Could this be the Year of the Smartphone in Mexico?

Having seen relatively limited smartphone adoption in the past five years, the advanced mobile device market in Mexico seems to be finally catching on. And with the major mobile carriers launching an army of low-cost devices in the second half of 2013, this could very well be the year of the smartphone. eMarketer estimates the number of smartphone users in Mexico will grow 48.5% to reach 26.3 million this year.

Strong double-digit growth rates will prevail through 2017, when eMarketer predicts nearly two-thirds of all mobile phone users will have an advanced mobile phone.

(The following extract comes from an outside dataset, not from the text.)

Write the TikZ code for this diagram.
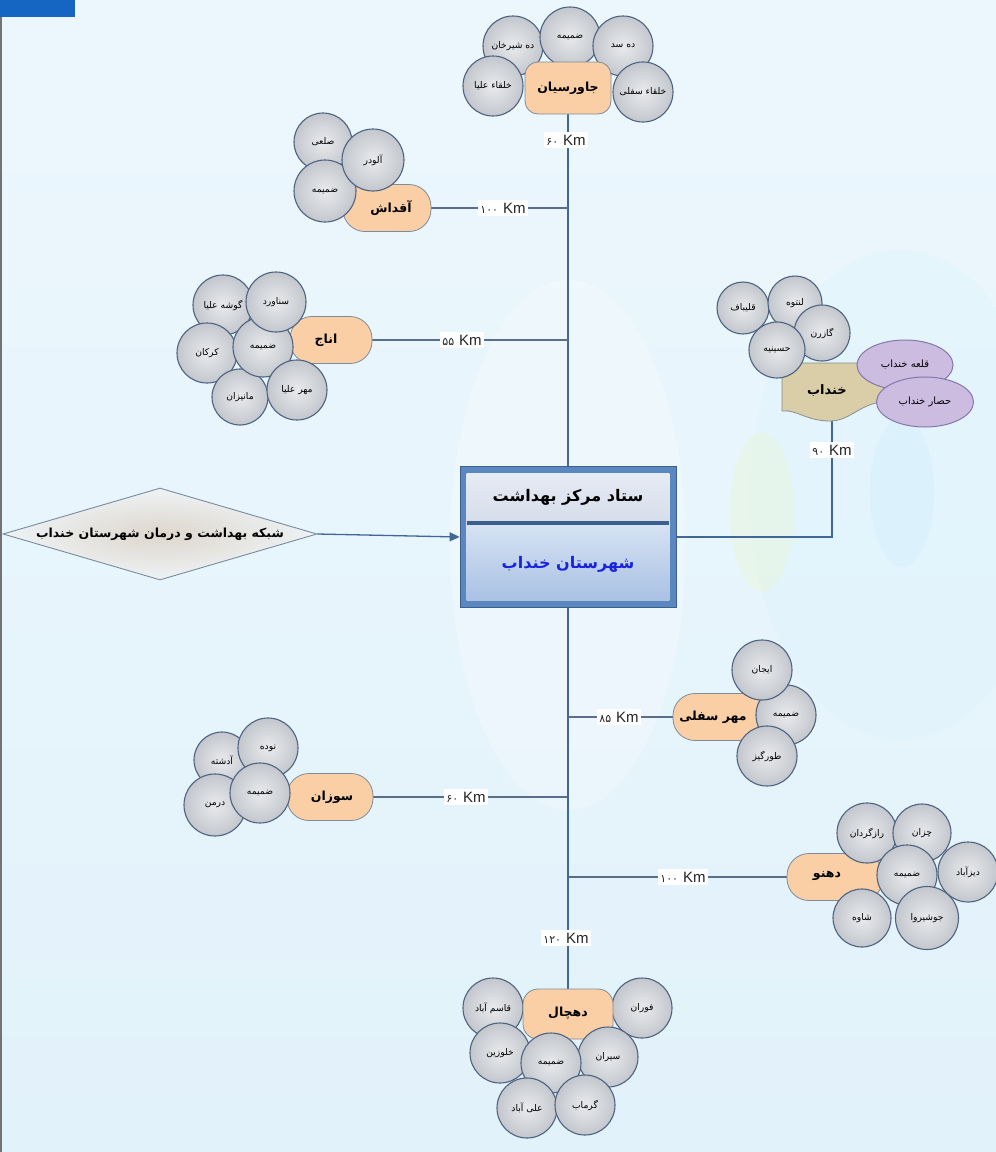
\documentclass[tikz,border=0pt]{standalone}
\usepackage{fontspec}
\newfontfamily\arabicfont[Script=Arabic]{DejaVu Sans}
\newfontfamily\kmfont{Liberation Sans}
\TeXXeTstate=1
\usetikzlibrary{shapes.geometric,arrows.meta}
\newcommand{\pers}[1]{{\arabicfont\beginR #1\endR}}
\newcommand{\kmlab}[1]{{\arabicfont\fontsize{11}{12}\selectfont #1}\,\,Km}
\pgfdeclarelayer{back}
\pgfdeclarelayer{lines}
\pgfsetlayers{back,lines,main}
\definecolor{bgA}{HTML}{ECF7FD}
\definecolor{bgB}{HTML}{E2F2FA}
\definecolor{peach}{HTML}{FBCFA6}
\definecolor{boxedge}{HTML}{7D8B9C}
\definecolor{circEdge}{HTML}{4D6382}
\definecolor{circIn}{HTML}{E9EAEC}
\definecolor{circOut}{HTML}{C3C7CD}
\definecolor{trunkc}{HTML}{41669A}
\definecolor{branchc}{HTML}{586E8C}
\definecolor{frameblue}{HTML}{5A87C0}
\definecolor{framedark}{HTML}{3C5F8E}
\definecolor{tanfill}{HTML}{D9CEA8}
\definecolor{lilac}{HTML}{CBBCE0}
\definecolor{lilacEdge}{HTML}{8676AE}
\definecolor{cornerblue}{HTML}{1466C2}
\definecolor{titleblue}{HTML}{1A22E0}
\definecolor{ctopA}{HTML}{E6EBF4}
\definecolor{ctopB}{HTML}{CCD6E6}
\definecolor{cbotA}{HTML}{D6E3F4}
\definecolor{cbotB}{HTML}{A9C1E3}
\definecolor{diaIn}{HTML}{DDD6CC}
\definecolor{diaOut}{HTML}{EEF3F6}
\definecolor{diaEdge}{HTML}{7A8BA0}
\tikzset{
  vill/.style={circle, minimum size=60pt, inner sep=0pt, draw=circEdge, line width=1.1pt,
    inner color=circIn, outer color=circOut, font=\fontsize{9.2}{10}\selectfont, text=black},
  capbox/.style={rounded corners=22pt, draw=boxedge, fill=peach, line width=0.8pt,
    minimum height=47pt, inner sep=2pt, font=\fontsize{12.5}{14}\selectfont\bfseries},
  boxtext/.style={font=\fontsize{12.5}{14}\selectfont\bfseries, inner sep=1pt},
  km/.style={fill=white, inner sep=2.5pt, font=\kmfont\fontsize{15}{17}\selectfont, text=black!85},
  trunk/.style={draw=trunkc, line width=2.6pt},
  branch/.style={draw=branchc, line width=1.1pt},
  rightline/.style={draw=trunkc, line width=1.8pt},
  lil/.style={ellipse, draw=lilacEdge, fill=lilac, line width=1pt, inner sep=0pt,
    font=\fontsize{10}{12}\selectfont}
}
\begin{document}
\begin{tikzpicture}[x=1pt,y=-1pt]
\useasboundingbox (0,0) rectangle (996,1152);
\begin{pgfonlayer}{back}
  \fill[top color=bgA, bottom color=bgB] (0,0) rectangle (996,1152);
  \fill[white, opacity=0.25] (568,545) ellipse [x radius=118pt, y radius=265pt];
  \fill[cyan!15!white, opacity=0.3] (900,495) ellipse [x radius=150pt, y radius=245pt];
  \fill[yellow!25!green!12!white, opacity=0.6] (762,512) ellipse [x radius=32pt, y radius=80pt];
  \fill[cyan!18!white, opacity=0.4] (902,492) ellipse [x radius=32pt, y radius=75pt];
  \fill[cornerblue] (0,0) rectangle (75,17);
  \draw[black!55, line width=2pt] (1,17) -- (1,1152);
\end{pgfonlayer}

% ---------- centre box ----------
\node[rectangle, minimum width=216pt, minimum height=141pt, fill=frameblue, draw=framedark,
  line width=0.8pt] (center) at (568,537) {};
\fill[top color=ctopA, bottom color=ctopB]
  ([shift={(7pt,-7pt)}]center.north west) rectangle ([shift={(-7pt,57pt)}]center.south east);
\fill[top color=cbotA, bottom color=cbotB]
  ([shift={(7pt,-57pt)}]center.north west) rectangle ([shift={(-7pt,7pt)}]center.south east);
\draw[framedark, line width=3.5pt] ([shift={(7pt,-57pt)}]center.north west) -- ([shift={(-7pt,-57pt)}]center.north east);
\node[font=\fontsize{16}{18}\selectfont\bfseries, text=black] (ctop) at (568,497) {\pers{ستاد مرکز بهداشت}};
\node[font=\fontsize{16}{18}\selectfont\bfseries, text=titleblue] (cbot) at (568,564) {\pers{شهرستان خنداب}};

% ---------- diamond ----------
\node[diamond, minimum width=314pt, minimum height=92pt, inner sep=0pt, draw=diaEdge,
  line width=0.9pt, inner color=diaIn, outer color=diaOut] (dia) at (160,534) {};
\node[font=\fontsize{12.5}{15}\selectfont\bfseries] (diat) at (dia) {\pers{شبکه بهداشت و درمان شهرستان خنداب}};
\draw[trunkc, line width=1.3pt, -{Triangle[length=10pt,width=9pt]}] (dia.east) -- (center.west);

% ---------- Javarsian (top) ----------
\node[vill] (j1) at (513,46) {\pers{ده شیرخان}};
\node[vill] (j2) at (570,37) {\pers{ضمیمه}};
\node[vill] (j3) at (623,46) {\pers{ده سد}};
\node[vill] (j4) at (493,86) {\pers{خلقاء علیا}};
\node[vill] (j5) at (643,92) {\pers{خلقاء سفلی}};
\node[capbox, rounded corners=13pt, minimum width=86pt, minimum height=52pt] (jav) at (568,88) {\pers{جاورسیان}};
\node[km] (kj) at (566,140) {\kmlab{۶۰}};
\begin{pgfonlayer}{lines}
  \draw[trunk] (jav.south) -- (center.north);
\end{pgfonlayer}

% ---------- Aghdash ----------
\node[capbox, minimum width=88pt] (agh) at (387,208) {};
\node[vill, minimum size=58pt] (a1) at (323,142) {\pers{صلعی}};
\node[vill, minimum size=62pt] (a3) at (325,191) {\pers{ضمیمه}};
\node[vill, minimum size=62pt] (a2) at (373,160) {\pers{آلودر}};
\node[boxtext] (aght) at (391,208) {\pers{آقداش}};
\coordinate (ta) at (568,208);
\node[km] (ka) at (503,208) {\kmlab{۱۰۰}};
\begin{pgfonlayer}{lines}
  \draw[branch] (ta) -- (agh.east);
\end{pgfonlayer}

% ---------- Anaj ----------
\node[capbox, minimum width=82pt] (anaj) at (331,340) {};
\node[vill] (n1) at (223,305) {\pers{گوشه علیا}};
\node[vill] (n2) at (207,353) {\pers{کرکان}};
\node[vill, minimum size=56pt] (n3) at (240,397) {\pers{مانیزان}};
\node[vill] (n4) at (263,347) {\pers{ضمیمه}};
\node[vill] (n5) at (276,302) {\pers{سناورد}};
\node[vill] (n6) at (297,390) {\pers{مهر علیا}};
\node[boxtext] (anajt) at (326,340) {\pers{اناج}};
\coordinate (tn) at (568,340);
\node[km] (kn) at (462,340) {\kmlab{۵۵}};
\begin{pgfonlayer}{lines}
  \draw[branch] (tn) -- (anaj.east);
\end{pgfonlayer}

% ---------- Khondab ----------
\fill[tanfill, draw=black!45, line width=0.8pt] (782,363) -- (890,363) -- (890,402)
  .. controls (862,400) and (852,421) .. (830,421)
  .. controls (806,421) and (796,409) .. (782,411) -- cycle;
\node[vill, minimum size=52pt] (k1) at (743,308) {\pers{قلیباف}};
\node[vill, minimum size=54pt] (k2) at (795,303) {\pers{لنتوه}};
\node[vill, minimum size=56pt] (k3) at (822,333) {\pers{گازرن}};
\node[vill, minimum size=56pt] (k4) at (777,350) {\pers{حسینیه}};
\node[lil, minimum width=96pt, minimum height=50pt] (q1) at (905,365) {\pers{قلعه خنداب}};
\node[lil, minimum width=97pt, minimum height=50pt] (q2) at (925,402) {\pers{حصار خنداب}};
\node[font=\fontsize{13}{15}\selectfont\bfseries] (khon) at (827,391) {\pers{خنداب}};
\coordinate (khonb) at (832,420);
\node[km] (kk) at (832,450) {\kmlab{۹۰}};
\begin{pgfonlayer}{lines}
  \draw[rightline] (center.east) -| (khonb);
\end{pgfonlayer}

% ---------- Mehr Sofla ----------
\node[capbox, minimum width=96pt] (mehr) at (721,717) {};
\node[vill] (m2) at (786,715) {\pers{ضمیمه}};
\node[vill] (m1) at (762,670) {\pers{ایجان}};
\node[vill] (m3) at (767,756) {\pers{طورگیز}};
\node[boxtext] (mehrt) at (713,717) {\pers{مهر سفلی}};
\coordinate (tm) at (568,717);
\node[km] (km) at (619,717) {\kmlab{۸۵}};
\begin{pgfonlayer}{lines}
  \draw[branch] (tm) -- (mehr.west);
\end{pgfonlayer}

% ---------- Suzan ----------
\node[capbox, minimum width=86pt] (suz) at (330,797) {};
\node[vill, minimum size=56pt] (s1) at (222,760) {\pers{آدشته}};
\node[vill] (s2) at (268,748) {\pers{نوده}};
\node[vill, minimum size=62pt] (s3) at (215,805) {\pers{درمن}};
\node[vill] (s4) at (260,793) {\pers{ضمیمه}};
\node[boxtext] (suzt) at (332,797) {\pers{سوزان}};
\coordinate (ts) at (568,797);
\node[km] (ks) at (466,797) {\kmlab{۶۰}};
\begin{pgfonlayer}{lines}
  \draw[branch] (ts) -- (suz.east);
\end{pgfonlayer}

% ---------- Dehno ----------
\node[capbox, minimum width=96pt] (dehno) at (835,877) {};
\node[vill] (d1) at (867,833) {\pers{رازگردان}};
\node[vill, minimum size=58pt] (d2) at (922,833) {\pers{چزان}};
\node[vill] (d3) at (968,872) {\pers{دیزآباد}};
\node[vill] (d4) at (907,875) {\pers{ضمیمه}};
\node[vill, minimum size=58pt] (d5) at (862,918) {\pers{شاوه}};
\node[vill, minimum size=63pt] (d6) at (927,918) {\pers{جوشیروا}};
\node[boxtext] (dehnot) at (827,876) {\pers{دهنو}};
\coordinate (td) at (568,877);
\node[km] (kd) at (683,877) {\kmlab{۱۰۰}};
\begin{pgfonlayer}{lines}
  \draw[branch] (td) -- (dehno.west);
\end{pgfonlayer}

% ---------- Dehchal (bottom) ----------
\node[vill] (h1) at (493,1008) {\pers{قاسم آباد}};
\node[vill] (h2) at (642,1008) {\pers{فوران}};
\node[capbox, rounded corners=15pt, minimum width=90pt, minimum height=50pt] (dehc) at (568,1014) {\raisebox{4pt}{\pers{دهچال}}};
\node[vill] (h3) at (500,1053) {\pers{خلوزین}};
\node[vill] (h5) at (608,1057) {\pers{سیران}};
\node[vill] (h4) at (551,1063) {\pers{ضمیمه}};
\node[vill] (h6) at (527,1108) {\pers{علی آباد}};
\node[vill] (h7) at (585,1105) {\pers{گرماب}};
\node[km] (kh) at (566,938) {\kmlab{۱۲۰}};
\begin{pgfonlayer}{lines}
  \draw[trunk] (center.south) -- (dehc.north);
\end{pgfonlayer}
\end{tikzpicture}
\end{document}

Broadband data plans are yet to catch up, though. According to estimates from the Comisión Federal de Telecomunicaciones (Cofetel), there were only 12.1 million broadband subscriptions during the first quarter of 2013. While this figure has quadrupled since Q4 2010, the finding is evidence of a still strong preference for Wi-Fi over mobile data plans among smartphone users.

Smartphone users in Mexico have long opted to hop on vast Wi-Fi networks provided by fixed internet service providers in high-traffic areas to avoid paying the hefty fees charged for data plans by mobile carriers. This issue, however, is likely to change quickly when the already approved mobile reform—which bans mobile carriers from holding a market share greater than 50% and pushes inter-carrier connection fees further down—is put in place in late 2013 or early 2014.